Semblanza literaria del Coronel Atanasio Girardot (1791-1813), héroe de Bárbula
En Medellín, la gente no sabe quién fue Atanasio Girardot. Algunos pensarán que fue un futbolista famoso del que tomaron su nombre para el estadio de fútbol. Lo cierto es que ni el escultor José Horacio Betancur que hizo el busto para la unidad deportiva lo sabía, pues en vez de representar al joven guerrero de 22 años, hizo el busto de un hombre de unos 60 años con cara de político populista.
Oro por barro cocido
César Herrera
El Libertador comisionó a tres indios yekuanas
para que lo condujeran a caballo hasta la Nueva Granada. Debían salir del
valle de Carabobo, cruzar la cordillera de Mérida y encumbrarse en los Andes granadinos
para entregar el cuerpo del héroe al francés Luis Girardot en la ciudad de
Antioquia. No les dijeron que había dejado el corazón porque lo hubieran
abandonado en el primer desfiladero de la tierra fría. En el hueco del pecho del
héroe de Mérida y Trujillo, de Barinas y Nutrias le habían empacado la bandera de
Miranda impregnada de pólvora negra para que no lo picotearan los espíritus de
la serranía.
Atanasio Girardot comandó el batallón granadino
prestado a Simón Bolívar para emprender la Campaña Admirable en Venezuela.
Ahora el caraqueño lo regresaba a su tierra con dos huecos en el cuerpo: por
uno se le había ido la vida y por el otro le había entrado la gloria. El
general Bolívar le escribió a Camilo Torres diciéndole cómo había resistido el
impacto en la frente y cómo se había sostenido durante diez minutos mientras
luchaba con el asta para clavarla en la árida cerviz del monte Bárbula, vecino
del pueblo de Naguanagua, mientras su rostro se rociaba con la sangre atolondrada
de sus veintidós años y sus ojos se serenaban en la altura con el amarillo de
la insignia. Cuando, por fin, el viento elevó la bandera como a un ave de
cuello desnudo, el guerrero cayó de bruces, pero no tenía la expresión del que
muere sin saber qué ha sucedido.
El Libertador le arrancó el corazón
con su navaja de partir mangos de las llanuras del Orinoco y lo puso en una
bandeja de plata. Decretó duelo nacional y ordenó que el nombre de su amigo fuera
inscrito como benefactor de la nueva república en todas las poblaciones de
Venezuela. Caminó con él en una silenciosa procesión del ejército en pleno. Los
soldados presentaron armas y llevaron antorchas encendidas en sus manos y
herramientas de combate en bandolera.
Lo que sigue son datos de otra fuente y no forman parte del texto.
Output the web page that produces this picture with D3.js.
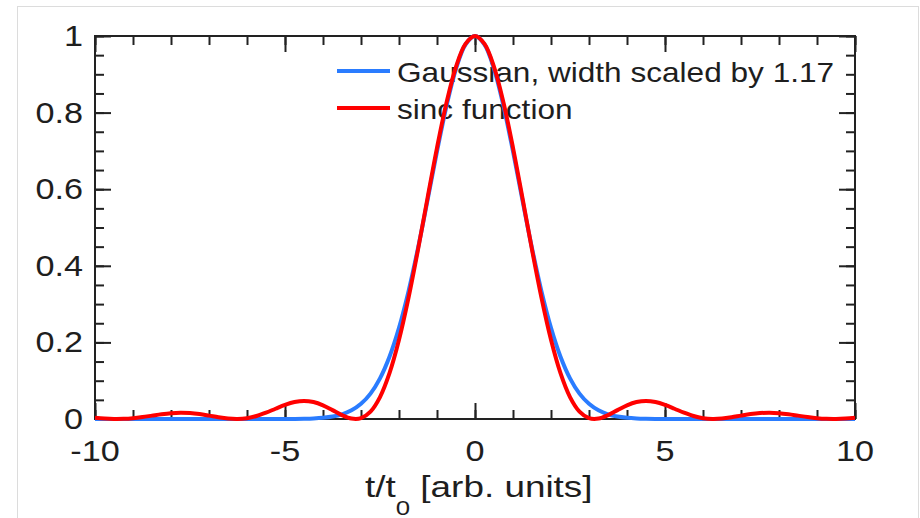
<!DOCTYPE html>
<html>
<head>
<meta charset="utf-8">
<script src="https://cdn.jsdelivr.net/npm/d3@7"></script>
<style>
  body { margin: 0; background: #fff; }
  svg { display: block; }
  text { font-family: "Liberation Sans", Arial, Helvetica, sans-serif; fill: #1e1e1e; }
</style>
</head>
<body>
<svg width="920" height="518"></svg>
<script>
// t/t0 sample positions
var tValues = [-10, -9.75, -9.5, -9.25, -9, -8.75, -8.5, -8.25, -8, -7.75, -7.5, -7.25, -7, -6.75, -6.5, -6.25,
  -6, -5.75, -5.5, -5.25, -5, -4.75, -4.5, -4.25, -4, -3.75, -3.5, -3.25, -3, -2.75, -2.5, -2.25,
  -2, -1.75, -1.5, -1.25, -1, -0.75, -0.5, -0.25, 0, 0.25, 0.5, 0.75, 1, 1.25, 1.5, 1.75,
  2, 2.25, 2.5, 2.75, 3, 3.25, 3.5, 3.75, 4, 4.25, 4.5, 4.75, 5, 5.25, 5.5, 5.75,
  6, 6.25, 6.5, 6.75, 7, 7.25, 7.5, 7.75, 8, 8.25, 8.5, 8.75, 9, 9.25, 9.5, 9.75, 10];

// sinc function (red)
var sincValues = [0.0030, 0.0011, 0.0001, 0.0004, 0.0021, 0.0051, 0.0088, 0.0125, 0.0153, 0.0165, 0.0156, 0.0129, 0.0088, 0.0044, 0.0011, 0.0000,
  0.0022, 0.0078, 0.0165, 0.0268, 0.0368, 0.0443, 0.0472, 0.0443, 0.0358, 0.0232, 0.0100, 0.0011, 0.0022, 0.0193, 0.0573, 0.1196,
  0.2067, 0.3162, 0.4422, 0.5764, 0.7081, 0.8260, 0.9194, 0.9793, 1.0000, 0.9793, 0.9194, 0.8260, 0.7081, 0.5764, 0.4422, 0.3162,
  0.2067, 0.1196, 0.0573, 0.0193, 0.0022, 0.0011, 0.0100, 0.0232, 0.0358, 0.0443, 0.0472, 0.0443, 0.0368, 0.0268, 0.0165, 0.0078,
  0.0022, 0.0000, 0.0011, 0.0044, 0.0088, 0.0129, 0.0156, 0.0165, 0.0153, 0.0125, 0.0088, 0.0051, 0.0021, 0.0004, 0.0001, 0.0011, 0.0030];

// Gaussian, width scaled by 1.17 (blue)
var gaussValues = [0, 0, 0, 0, 0, 0, 0, 0, 0, 0, 0, 0, 0, 0, 0, 0,
  0, 0, 0, 0, 0.0001, 0.0003, 0.0007, 0.0015, 0.0032, 0.0064, 0.0123, 0.0226, 0.0396, 0.0663, 0.1062, 0.1626,
  0.2381, 0.3333, 0.4461, 0.5709, 0.6986, 0.8173, 0.9142, 0.9778, 1.0000, 0.9778, 0.9142, 0.8173, 0.6986, 0.5709, 0.4461, 0.3333,
  0.2381, 0.1626, 0.1062, 0.0663, 0.0396, 0.0226, 0.0123, 0.0064, 0.0032, 0.0015, 0.0007, 0.0003, 0.0001, 0, 0, 0,
  0, 0, 0, 0, 0, 0, 0, 0, 0, 0, 0, 0, 0, 0, 0, 0, 0];

var xMajor = [-10, -5, 0, 5, 10];
var xTickLabels = ["-10", "-5", "0", "5", "10"];
var yMajor = [0, 0.2, 0.4, 0.6, 0.8, 1];
var yTickLabels = ["0", "0.2", "0.4", "0.6", "0.8", "1"];
var seriesNames = ["Gaussian, width scaled by 1.17", "sinc function"];
var seriesColors = ["#2a7cff", "#ff0000"];

var svg = d3.select("svg");

// plot box
var plotLeft = 95, plotRight = 855, plotTop = 36, plotBottom = 419;

var x = d3.scaleLinear().domain([-10, 10]).range([plotLeft, plotRight]);
var y = d3.scaleLinear().domain([0, 1]).range([plotBottom, plotTop]);

// light border round the picture
svg.append("rect")
  .attr("x", 17.5).attr("y", 6.5)
  .attr("width", 901).attr("height", 530)
  .attr("fill", "none")
  .attr("stroke", "#dcdcdc")
  .attr("stroke-width", 1);

// text helper, the reference font looks stretched sideways
function label(g, px, py, anchor, size, sx, str) {
  return g.append("text")
    .attr("transform", "translate(" + px + "," + py + ") scale(" + sx + ",1)")
    .attr("text-anchor", anchor)
    .style("font-size", size + "px")
    .text(str);
}

// ticks on all four sides, pointing inwards
function ticks(axis, tx, ty, values, len) {
  svg.append("g")
    .attr("transform", "translate(" + tx + "," + ty + ")")
    .call(axis.tickValues(values).tickSize(-len).tickFormat(""))
    .call(function (g) { g.select(".domain").remove(); })
    .selectAll("line")
    .attr("stroke", "#222")
    .attr("stroke-width", 2);
}

ticks(d3.axisBottom(x), 0, plotBottom, x.ticks(20), 9);
ticks(d3.axisBottom(x), 0, plotBottom, xMajor, 16);
ticks(d3.axisTop(x), 0, plotTop, x.ticks(20), 9);
ticks(d3.axisTop(x), 0, plotTop, xMajor, 16);
ticks(d3.axisLeft(y), plotLeft, 0, y.ticks(20), 9);
ticks(d3.axisLeft(y), plotLeft, 0, yMajor, 16);
ticks(d3.axisRight(y), plotRight, 0, y.ticks(20), 9);
ticks(d3.axisRight(y), plotRight, 0, yMajor, 16);

svg.append("rect")
  .attr("x", plotLeft).attr("y", plotTop)
  .attr("width", plotRight - plotLeft).attr("height", plotBottom - plotTop)
  .attr("fill", "none")
  .attr("stroke", "#222")
  .attr("stroke-width", 2);

// tick labels
var labels = svg.append("g");
xMajor.forEach(function (v, i) {
  label(labels, x(v), plotBottom + 42, "middle", 29, 1.18, xTickLabels[i]);
});
yMajor.forEach(function (v, i) {
  label(labels, 83, y(v) + 10, "end", 29, 1.18, yTickLabels[i]);
});

// axis title with subscript
var title = svg.append("text")
  .attr("transform", "translate(365,497) scale(1.23,1)")
  .style("font-size", "30px");
title.append("tspan").text("t/t");
title.append("tspan").attr("dy", 18).style("font-size", "21px").text("0");
title.append("tspan").attr("dy", -18).text(" [arb. units]");

// legend
var legend = svg.append("g");
seriesNames.forEach(function (name, i) {
  var ly = 71 + i * 37;
  legend.append("line")
    .attr("x1", 337).attr("x2", 390)
    .attr("y1", ly).attr("y2", ly)
    .attr("stroke", seriesColors[i])
    .attr("stroke-width", 4);
  label(legend, 397, ly + 11, "start", 27, 1.17, name);
});

// curves
var line = d3.line()
  .x(function (d) { return x(d.t); })
  .y(function (d) { return y(d.v); })
  .curve(d3.curveCatmullRom.alpha(0.5));

var series = [gaussValues, sincValues];
series.forEach(function (vals, i) {
  var pts = tValues.map(function (t, j) { return { t: t, v: vals[j] }; });
  svg.append("path")
    .datum(pts)
    .attr("d", line)
    .attr("fill", "none")
    .attr("stroke", seriesColors[i])
    .attr("stroke-width", 4)
    .attr("stroke-linejoin", "round");
});
</script>
</body>
</html>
Los más alucinados por la dureza de la
batalla contra el ejército del General Domingo de Monteverde insistieron en que
el corazón iba palpitando y las mujeres, deslumbradas por el ojo levemente torvo
del Libertador, aseguraron que le musitaba estribillos de guerra al compás de
la marcha. En las calles de Caracas resonaron las botas. Los ojos entorpecidos
llegaron hasta la catedral para oír la misa de réquiem y luego el General
depositó en la urna de oro el corazón del coronel Atanasio Girardot. Pocos
meses después, cuando hicieron falta los recursos para emprender la defensa de
la Segunda República, cuando la pena de muerte a los contrabandistas no generó
los ingresos necesarios y el temor obligó a Bolívar a ordenar el exterminio de
los más de ochocientos españoles presos, incluyendo los heridos en los
hospitales, el Libertador envió a uno de sus soldados a la cripta para que
cambiara la urna de oro, sin despertar el corazón de Atanasio Girardot, por otra
urna de barro cocido por los indios kariñas.